What do you get if you smash together the adorable cartoon art of Puyo Puyo Tetris with the musical gameplay of Rhythm Heaven and Melatonin? Apparently you get Pastel Parade, and I’ve already sunk entirely too much time into its demo.
There are currently five stages to try—four story-related ones, and a bonus stage for completing the demo—each one offering something a little different. The first stage has you pressing arrow keys to shake a water bottle in a certain direction, while the others take a super simple approach of only needing to hit one key to the rhythm.
(Image credit: room6)
One stage has me spiking a volleyball to the beat, while another has me hopping along rainy pavement while trying to catch me out with some surprisingly quick timing. The final stage of the demo is by far my favourite though, making me switch between a very simple rhythm and a more complex one, each time bridging the two melodies with rapid strums of my guitar.
As is to be expected, each level comes with a short tutorial first to help me feel out the rhythm of each stage and when I should be hitting each note. That came particularly handy for the final stage which is the least intuitive of the bunch, but a few attempts at each rhythm had me grasping it far better and meant I wasn’t diving head-first into the level without a clue what I was doing.
I found some of the judgement timing to be surprisingly tricky, too. I was able to fully perfect the volleyball stage with no effort, but I found myself having to repeatedly retry both the water bottle shaking and the final big band moment.
(Image credit: room6)
I’m always a fan of rhythm games that offer a simple premise while letting absolute music game demons like myself up the challenge by perfecting my note timing, which makes me extra pleased that Pastel Parade even tells me how late or early I am on each note hit. It’s something surprisingly lacking in some other rhythm games, and is always a setting I’m hunting for otherwise.
There’s even a story, though the demo is very light on the details.
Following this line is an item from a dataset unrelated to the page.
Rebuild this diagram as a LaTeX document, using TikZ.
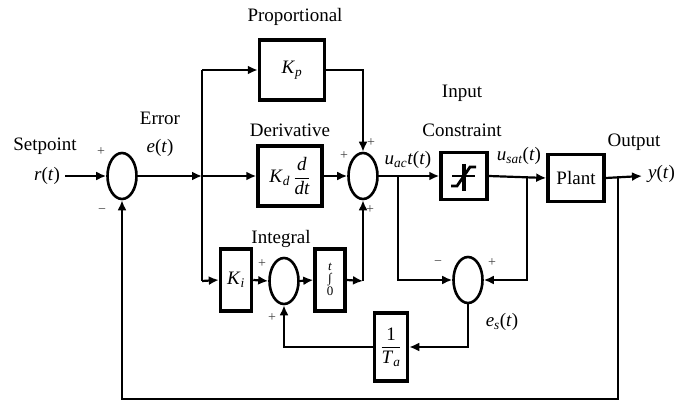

I’m sure it’s going to be about friendship, and music, and all that cutesy stuff that these games are typically hammering home. I’m not usually super keen on a narrative-heavy rhythm game, but each cutscene in the demo was short and sweet enough that I didn’t feel like I was waiting too long to get back into the action.
Pastel Parade promises 30 original songs when the full game releases on August 27. Each stage only clocks in at about a minute or so long, so there’s not exactly infinite replayability here. But for a short and sweet experience filled with poppy tunes and adorable chibi characters, Pastel Parade already feels worth picking up based on its five demo stages alone.